> DIRECTIONS: Take the lines of the data below from the very first through the line containing "(0,0) rectangle (26.5,-16.06);" and output them exactly, pictures excluded.
--- Begin DATA ENTRIES ---
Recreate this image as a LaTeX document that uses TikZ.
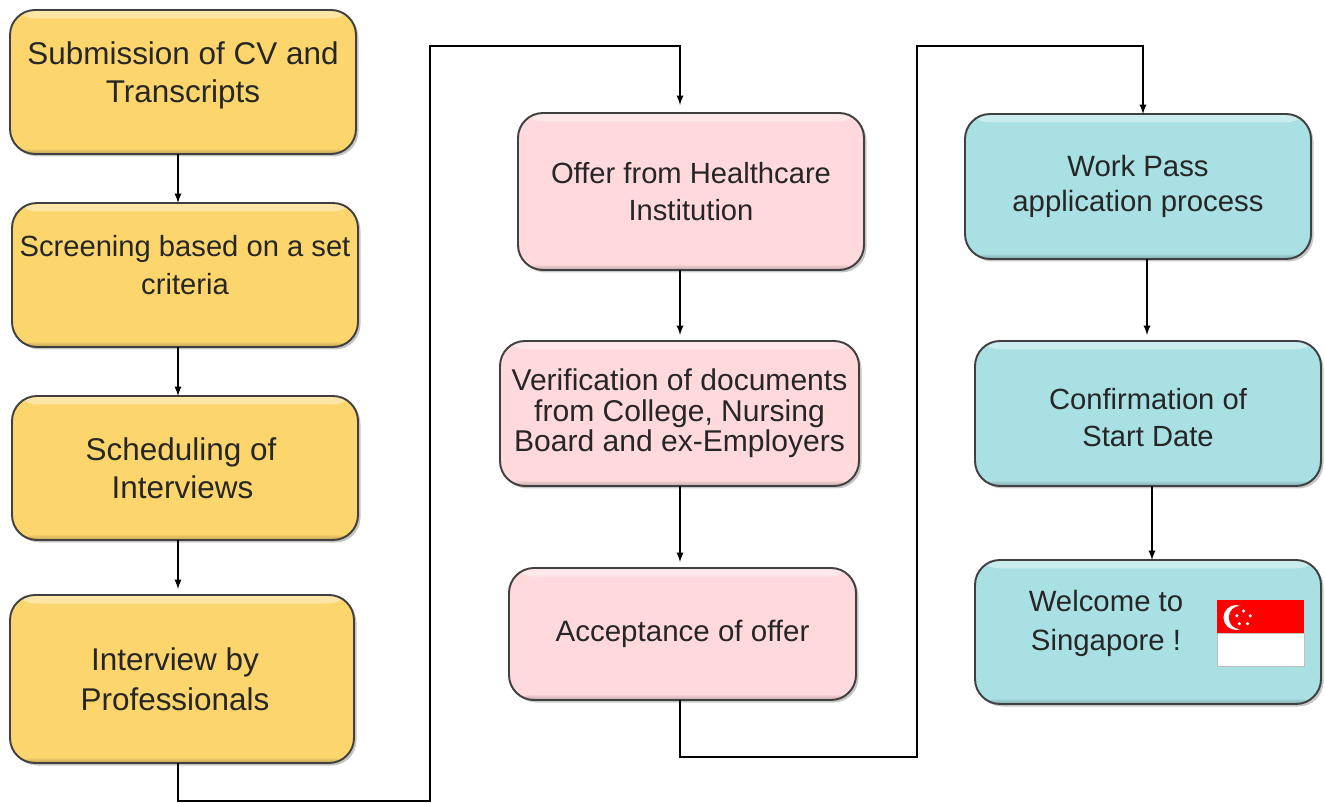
\documentclass[tikz,border=0pt]{standalone}
\usepackage{fontspec}
\setmainfont{Liberation Sans}
\usetikzlibrary{positioning,shadows}

\definecolor{cvyellow}{HTML}{FCD66C}
\definecolor{offerpink}{HTML}{FFD9DC}
\definecolor{passteal}{HTML}{A9E0E3}
\definecolor{flagred}{HTML}{FF0000}

\begin{document}
\begin{tikzpicture}[-latex, semithick,
                    stage/.style={draw=black!75, line width=1.1pt, fill=#1, rounded corners=.5cm, outer sep=0pt,
                                  inner sep=1pt, align=center, text=black!85,
                                  font=\fontsize{16.6}{21.5}\selectfont,
                                  drop shadow={shadow xshift=.05cm, shadow yshift=-.05cm, opacity=.45},
                                  path picture={\shade[draw=none, top color=#1!60!white, bottom color=#1]
                                                (path picture bounding box.north west) rectangle
                                                ([yshift=-.17cm]path picture bounding box.north east);
                                                \shade[draw=none, top color=#1, bottom color=#1!75!black]
                                                ([yshift=.12cm]path picture bounding box.south west) rectangle
                                                (path picture bounding box.south east);}},
                    flow/.style={-latex, black, line width=.85pt, rounded corners=0pt},
                    gap/.style={shorten >=.12cm}]
\useasboundingbox (0,0) rectangle (26.5,-16.06);

% column guides for the connectors
\coordinate (colA) at (3.56,0);
\coordinate (colB) at (13.6,0);
\coordinate (colC) at (22.94,0);
\coordinate (colD) at (23.04,0);
\coordinate (colE) at (22.86,0);
\coordinate (busA) at (8.6,-16.02);
\coordinate (topA) at (8.6,-.92);
\coordinate (busB) at (18.34,-15.14);
\coordinate (topB) at (18.34,-.92);

% CV nodes
\node[stage=cvyellow, minimum width=6.92cm, minimum height=2.88cm, text depth=.4cm, font=\fontsize{17.9}{21.5}\selectfont] (submit) at (3.66,-1.64) {Submission of CV and\\Transcripts};
\node[stage=cvyellow, minimum width=6.92cm, minimum height=2.88cm, text depth=.4cm] (screen) [below=.98cm of submit, xshift=.04cm] {Screening based on a set\\criteria};
\node[stage=cvyellow, minimum width=6.92cm, minimum height=2.88cm, font=\fontsize{17.9}{21.5}\selectfont] (sched) [below=.98cm of screen] {Scheduling of\hspace*{.16cm}\\Interviews\hspace*{.1cm}};
\node[stage=cvyellow, minimum width=6.88cm, minimum height=3.36cm, font=\fontsize{17.9}{22.5}\selectfont] (interview) [below=1.1cm of sched, xshift=-.06cm] {Interview by\hspace*{.28cm}\\Professionals\hspace*{.28cm}};

% offer nodes
\node[stage=offerpink, minimum width=6.92cm, minimum height=3.14cm] (offer) at (13.82,-3.83) {Offer from Healthcare\\Institution};
\node[stage=offerpink, minimum width=7.18cm, minimum height=2.9cm, font=\fontsize{17.1}{17.4}\selectfont] (verify) [below=1.42cm of offer, xshift=-.23cm] {Verification of documents\\from College, Nursing\\Board and ex-Employers};
\node[stage=offerpink, minimum width=6.94cm, minimum height=2.64cm, font=\fontsize{16.8}{21.5}\selectfont] (accept) [below=1.64cm of verify, xshift=.06cm] {Acceptance of offer};

% pass nodes
\node[stage=passteal, minimum width=6.92cm, minimum height=2.9cm, font=\fontsize{16.7}{20}\selectfont] (pass) at (22.76,-3.73) {Work Pass\\application process};
\node[stage=passteal, minimum width=6.92cm, minimum height=2.9cm, text height=1.34cm] (start) [below=1.64cm of pass, xshift=.2cm] {Confirmation of\\Start Date};
\node[stage=passteal, minimum width=6.92cm, minimum height=2.88cm] (welcome) [below=1.48cm of start] {};
\node[align=center, text=black!85, font=\fontsize{16.7}{22}\selectfont] (welcometext) at (22.12,-12.47) {Welcome to\\Singapore !};

% flag
\fill[white, draw=black!25, thin] (24.34,-12.66) rectangle (26.08,-13.32);
\fill[flagred] (24.34,-12) rectangle (26.08,-12.66);
\fill[white] (24.72,-12.35) circle (.25);
\fill[flagred] (24.81,-12.35) circle (.235);
\foreach \a in {90,162,234,306,18}
  \fill[white] (24.87,-12.36) ++(\a:.14) circle (.035);

% yellow edges
\draw[flow] (submit.south -| colA) -- (screen.north -| colA);
\draw[flow] (screen.south -| colA) -- (sched.north -| colA);
\draw[flow, gap] (sched.south -| colA) -- (interview.north -| colA);
\draw[flow] (interview.south -| colA) |- (busA) -- (topA) -| ([yshift=.16cm]offer.north -| colB);

% pink edges
\draw[flow, gap] (offer.south -| colB) -- (verify.north -| colB);
\draw[flow, gap] (verify.south -| colB) -- (accept.north -| colB);
\draw[flow] (accept.south -| colB) |- (busB) -- (topB) -| (pass.north -| colE);

% teal edges
\draw[flow, gap] (pass.south -| colC) -- (start.north -| colC);
\draw[flow] (start.south -| colD) -- (welcome.north -| colD);

\end{tikzpicture}
\end{document}
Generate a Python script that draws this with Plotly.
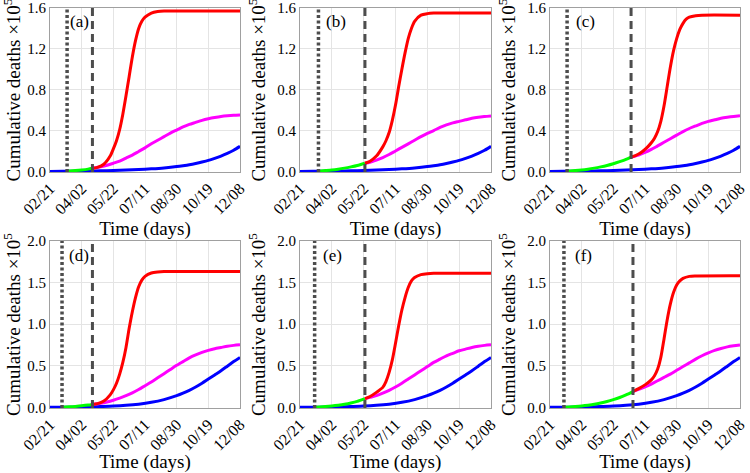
import plotly.graph_objects as go
from plotly.subplots import make_subplots

# ---------------- data ----------------
tick_days = [0, 50, 100, 150, 200, 250, 300]
tick_labels = ["02/21", "04/02", "05/22", "07/11", "08/30", "10/19", "12/08"]
panel_labels = ["(a)", "(b)", "(c)", "(d)", "(e)", "(f)"]

dotted_days = [27, 29, 27, 19, 23, 22]
dashed_days = [67, 102, 128, 67, 102, 131]

blue_days = [0, 20, 40, 60, 80, 100, 120, 140, 160, 180, 200, 210, 220, 230, 240, 250, 260, 270, 280, 290, 300]
blue_top = [0, 0.001, 0.002, 0.004, 0.006, 0.009, 0.013, 0.018, 0.025, 0.034, 0.047, 0.056, 0.066, 0.078,
            0.092, 0.108, 0.128, 0.15, 0.176, 0.207, 0.245]
blue_bottom = [0, 0.001, 0.003, 0.006, 0.01, 0.015, 0.024, 0.038, 0.06, 0.093, 0.14, 0.17, 0.205, 0.245,
               0.29, 0.34, 0.39, 0.44, 0.495, 0.55, 0.60]

green_a_days = [27, 40, 50, 60, 67]
green_a = [0.002, 0.008, 0.014, 0.022, 0.03]
green_b_days = [29, 40, 50, 60, 70, 80, 90, 102]
green_b = [0.002, 0.008, 0.014, 0.022, 0.032, 0.044, 0.058, 0.08]
green_c_days = [27, 40, 50, 60, 70, 80, 90, 100, 110, 120, 128]
green_c = [0.002, 0.008, 0.014, 0.022, 0.032, 0.044, 0.058, 0.075, 0.095, 0.117, 0.14]
green_d_days = [19, 30, 40, 50, 60, 67]
green_d = [0.002, 0.006, 0.011, 0.018, 0.027, 0.035]
green_e_days = [23, 30, 40, 50, 60, 70, 80, 90, 102]
green_e = [0.002, 0.005, 0.01, 0.017, 0.026, 0.037, 0.052, 0.072, 0.105]
green_f_days = [22, 30, 40, 50, 60, 70, 80, 90, 100, 110, 120, 131]
green_f = [0.002, 0.005, 0.01, 0.017, 0.026, 0.037, 0.052, 0.07, 0.092, 0.118, 0.15, 0.19]

red_a_days = [67, 75, 85, 95, 100, 105, 110, 115, 120, 125, 130, 135, 140, 145, 150, 160, 170, 180, 300]
red_a = [0.03, 0.04, 0.07, 0.15, 0.22, 0.30, 0.41, 0.56, 0.74, 0.93, 1.12, 1.28, 1.40, 1.47, 1.51, 1.55,
         1.565, 1.57, 1.57]
red_b_days = [102, 110, 120, 130, 135, 140, 145, 150, 155, 160, 165, 170, 175, 180, 190, 200, 210, 300]
red_b = [0.08, 0.10, 0.15, 0.24, 0.30, 0.38, 0.50, 0.65, 0.83, 1.00, 1.16, 1.30, 1.40, 1.47, 1.53, 1.545,
         1.55, 1.55]
red_c_days = [128, 135, 140, 145, 150, 155, 160, 165, 170, 175, 180, 185, 190, 195, 200, 205, 210, 215, 220,
              230, 240, 300]
red_c = [0.14, 0.155, 0.17, 0.19, 0.215, 0.245, 0.28, 0.325, 0.39, 0.49, 0.64, 0.83, 1.02, 1.18, 1.30, 1.39,
         1.45, 1.49, 1.51, 1.525, 1.53, 1.53]
red_d_days = [67, 75, 85, 95, 100, 105, 110, 115, 120, 125, 130, 135, 140, 145, 150, 160, 170, 180, 300]
red_d = [0.035, 0.045, 0.075, 0.15, 0.21, 0.29, 0.40, 0.54, 0.72, 0.95, 1.15, 1.32, 1.45, 1.53, 1.575, 1.615,
         1.627, 1.632, 1.632]
red_e_days = [102, 110, 120, 130, 135, 140, 145, 150, 155, 160, 165, 170, 175, 180, 190, 200, 210, 300]
red_e = [0.105, 0.13, 0.18, 0.24, 0.31, 0.42, 0.57, 0.77, 0.98, 1.17, 1.32, 1.44, 1.52, 1.56, 1.595, 1.607,
         1.612, 1.612]
red_f_days = [131, 140, 150, 160, 165, 170, 175, 180, 185, 190, 195, 200, 205, 210, 220, 230, 300]
red_f = [0.19, 0.225, 0.27, 0.33, 0.38, 0.46, 0.60, 0.82, 1.05, 1.24, 1.38, 1.47, 1.52, 1.55, 1.575, 1.58, 1.582]

mag_a_days = [67, 80, 90, 100, 110, 120, 130, 140, 150, 160, 170, 180, 190, 200, 210, 220, 230, 240, 250, 260,
              270, 280, 290, 300]
mag_a = [0.03, 0.045, 0.06, 0.08, 0.10, 0.13, 0.16, 0.195, 0.23, 0.27, 0.305, 0.34, 0.375, 0.405, 0.435, 0.46,
         0.48, 0.50, 0.515, 0.527, 0.537, 0.544, 0.549, 0.552]
mag_b_days = [102, 110, 120, 130, 140, 150, 160, 170, 180, 190, 200, 210, 220, 230, 240, 250, 260, 270, 280,
              290, 300]
mag_b = [0.08, 0.09, 0.11, 0.135, 0.165, 0.2, 0.235, 0.27, 0.305, 0.34, 0.372, 0.40, 0.43, 0.455, 0.475, 0.49,
         0.505, 0.52, 0.53, 0.537, 0.543]
mag_c_days = [128, 140, 150, 160, 170, 180, 190, 200, 210, 220, 230, 240, 250, 260, 270, 280, 290, 300]
mag_c = [0.14, 0.16, 0.185, 0.215, 0.25, 0.285, 0.32, 0.355, 0.39, 0.42, 0.445, 0.47, 0.49, 0.505, 0.52, 0.53,
         0.538, 0.545]
mag_d_days = [67, 80, 90, 100, 110, 120, 130, 140, 150, 160, 170, 180, 190, 200, 210, 220, 230, 240, 250, 260,
              270, 280, 290, 300]
mag_d = [0.035, 0.05, 0.065, 0.085, 0.11, 0.14, 0.175, 0.215, 0.26, 0.305, 0.355, 0.405, 0.455, 0.505, 0.55,
         0.595, 0.63, 0.66, 0.685, 0.705, 0.72, 0.735, 0.745, 0.752]
mag_e_days = [102, 110, 120, 130, 140, 150, 160, 170, 180, 190, 200, 210, 220, 230, 240, 250, 260, 270, 280,
              290, 300]
mag_e = [0.105, 0.12, 0.14, 0.17, 0.205, 0.245, 0.29, 0.34, 0.39, 0.44, 0.49, 0.54, 0.58, 0.62, 0.65, 0.68,
         0.70, 0.72, 0.735, 0.745, 0.752]
mag_f_days = [131, 140, 150, 160, 170, 180, 190, 200, 210, 220, 230, 240, 250, 260, 270, 280, 290, 300]
mag_f = [0.19, 0.215, 0.245, 0.28, 0.32, 0.36, 0.40, 0.445, 0.49, 0.535, 0.58, 0.62, 0.655, 0.685, 0.708, 0.727,
         0.74, 0.75]

panels = [
    (blue_top, green_a_days, green_a, mag_a_days, mag_a, red_a_days, red_a),
    (blue_top, green_b_days, green_b, mag_b_days, mag_b, red_b_days, red_b),
    (blue_top, green_c_days, green_c, mag_c_days, mag_c, red_c_days, red_c),
    (blue_bottom, green_d_days, green_d, mag_d_days, mag_d, red_d_days, red_d),
    (blue_bottom, green_e_days, green_e, mag_e_days, mag_e, red_e_days, red_e),
    (blue_bottom, green_f_days, green_f, mag_f_days, mag_f, red_f_days, red_f),
]

# ---------------- layout geometry ----------------
W, H = 750, 473
col_px = [(50, 240), (300, 491), (550, 740)]
row_px = [(8, 172), (241, 408)]
label_x = [0.095, 0.126, 0.126, 0.088, 0.11, 0.123]

FONT = "serif"

fig = make_subplots(rows=2, cols=3)

for i, (blue, gd, gv, md, mv, rd, rv) in enumerate(panels):
    r, c = i // 3 + 1, i % 3 + 1
    line_common = dict(width=3, shape="spline", smoothing=0.7)
    fig.add_trace(go.Scatter(x=blue_days, y=blue, mode="lines", line=dict(color="#0000ff", **line_common),
                             showlegend=False, hoverinfo="skip"), row=r, col=c)
    fig.add_trace(go.Scatter(x=gd, y=gv, mode="lines", line=dict(color="#00ff00", **line_common),
                             showlegend=False, hoverinfo="skip"), row=r, col=c)
    fig.add_trace(go.Scatter(x=md, y=mv, mode="lines", line=dict(color="#ff00ff", **line_common),
                             showlegend=False, hoverinfo="skip"), row=r, col=c)
    fig.add_trace(go.Scatter(x=rd, y=rv, mode="lines", line=dict(color="#ff0000", **line_common),
                             showlegend=False, hoverinfo="skip"), row=r, col=c)

    x0, x1 = col_px[c - 1]
    y0, y1 = row_px[r - 1]
    fig.update_xaxes(domain=[x0 / W, x1 / W], row=r, col=c)
    fig.update_yaxes(domain=[1 - y1 / H, 1 - y0 / H], row=r, col=c)

    xref = "x" if i == 0 else f"x{i + 1}"
    yref = "y" if i == 0 else f"y{i + 1}"
    fig.add_shape(type="line", xref=xref, yref=f"{yref} domain", x0=dotted_days[i], x1=dotted_days[i],
                  y0=0, y1=1, line=dict(color="#4d4d4d", width=3.5, dash="3px,2.5px"))
    fig.add_shape(type="line", xref=xref, yref=f"{yref} domain", x0=dashed_days[i], x1=dashed_days[i],
                  y0=0, y1=1, line=dict(color="#4d4d4d", width=3, dash="8px,5px"))
    fig.add_annotation(xref=f"{xref} domain", yref=f"{yref} domain", x=label_x[i], y=0.915,
                       xanchor="left", yanchor="middle", text=panel_labels[i], showarrow=False,
                       font=dict(family=FONT, size=17, color="black"))

fig.update_xaxes(range=[0, 300], tickvals=tick_days, ticktext=tick_labels, tickangle=-45,
                 showgrid=True, gridcolor="#e4e4e4", gridwidth=1, showline=True, linecolor="#a0a0a0",
                 linewidth=1, mirror=True, ticks="", zeroline=False, automargin=False,
                 tickfont=dict(family=FONT, size=16, color="black"),
                 title=dict(text="Time (days)", font=dict(family=FONT, size=19, color="black"), standoff=0))
fig.update_yaxes(showgrid=True, gridcolor="#e4e4e4", gridwidth=1, showline=True, linecolor="#a0a0a0",
                 linewidth=1, mirror=True, ticks="", zeroline=False, tickformat=".1f", automargin=False,
                 tickfont=dict(family=FONT, size=15, color="black"),
                 title=dict(text="Cumulative deaths \u00d710<sup>5</sup>",
                            font=dict(family=FONT, size=19, color="black"), standoff=6))
fig.update_yaxes(range=[-0.006, 1.6], tickvals=[0, 0.4, 0.8, 1.2, 1.6], row=1)
fig.update_yaxes(range=[-0.008, 2.0], tickvals=[0, 0.5, 1.0, 1.5, 2.0], row=2)

fig.update_layout(template="none", width=W, height=H, margin=dict(l=0, r=0, t=0, b=0),
                  paper_bgcolor="white", plot_bgcolor="white",
                  font=dict(family=FONT, color="black"))

fig.write_html("out.html", config={"displayModeBar": False},
               post_script="document.body.style.margin='0px';")
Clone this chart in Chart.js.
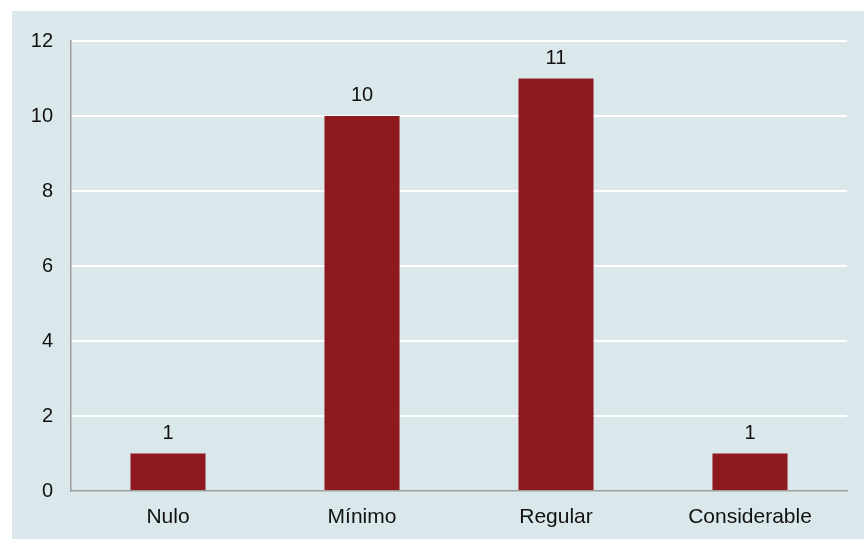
--- End DATA ENTRIES ---
> CORRECT RESULT:
Recreate this image as a LaTeX document that uses TikZ.
\documentclass[tikz,border=0pt]{standalone}
\usepackage{fontspec}
\setmainfont{Liberation Sans}
\usetikzlibrary{positioning,shadows}

\definecolor{cvyellow}{HTML}{FCD66C}
\definecolor{offerpink}{HTML}{FFD9DC}
\definecolor{passteal}{HTML}{A9E0E3}
\definecolor{flagred}{HTML}{FF0000}

\begin{document}
\begin{tikzpicture}[-latex, semithick,
                    stage/.style={draw=black!75, line width=1.1pt, fill=#1, rounded corners=.5cm, outer sep=0pt,
                                  inner sep=1pt, align=center, text=black!85,
                                  font=\fontsize{16.6}{21.5}\selectfont,
                                  drop shadow={shadow xshift=.05cm, shadow yshift=-.05cm, opacity=.45},
                                  path picture={\shade[draw=none, top color=#1!60!white, bottom color=#1]
                                                (path picture bounding box.north west) rectangle
                                                ([yshift=-.17cm]path picture bounding box.north east);
                                                \shade[draw=none, top color=#1, bottom color=#1!75!black]
                                                ([yshift=.12cm]path picture bounding box.south west) rectangle
                                                (path picture bounding box.south east);}},
                    flow/.style={-latex, black, line width=.85pt, rounded corners=0pt},
                    gap/.style={shorten >=.12cm}]
\useasboundingbox (0,0) rectangle (26.5,-16.06);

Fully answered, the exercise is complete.